The Praying Cornet
In September 1923, Tommy Ladnier recorded Play That Thing with Ollie Powers' orchestra. Not less than 6 takes of that tune were recorded out of which 4 takes have been preserved. The first two takes were scrapped, probably due to technical problems recording and balancing this rather large orchestra - 2 cornets, trombone, clarinet, alto sax/C-melody sax, piano, banjo, tuba, and drums (cymbals).

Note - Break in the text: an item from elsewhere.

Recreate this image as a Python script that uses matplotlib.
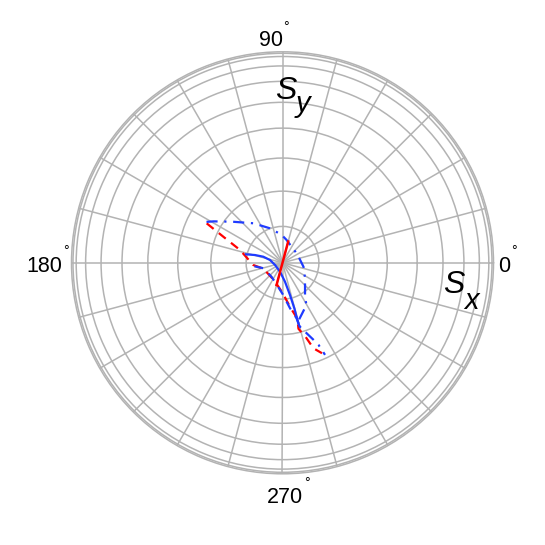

Another example of Tommy Ladnier's "Praying" cornet style is Barrel House Blues Take#2 made by Lovie Austin and her Blues Serenaders accompanying Ma Rainey. The intense and superb Ladnier solo exhibits many of his blues phrases and it belongs to his best solos. His tone at one point almost breaks, probably in a combination of fierce vibrato and plunger mute use. Rhythmically, this solo is very complicated with Ladnier playing between the beats, making a transcription scholastically rather misleading. His frequent use of triplets is another interesting feature. The rhythmic complexity is further enhanced by Lovie Austin’s playing; sometimes playing on the beat and sometimes playing behind, creating an impression that the tempo sometimes slows down. Since the piano is the only instrument to mark the rhythm, the beat is rather felt than actually heard. The piano and cornet thus create some polyrhythmic tensions that are unique.
As for the newly found Take 1, we can recognise several of the phrases used in Play That Thing but, contrary to Barrel House Blues #2, Take 1 is more on the beat throughout, This also applies to Lovie Austin's playing. Ladnier again demonstrates his ability to never play the same solos, always vaiying his playing.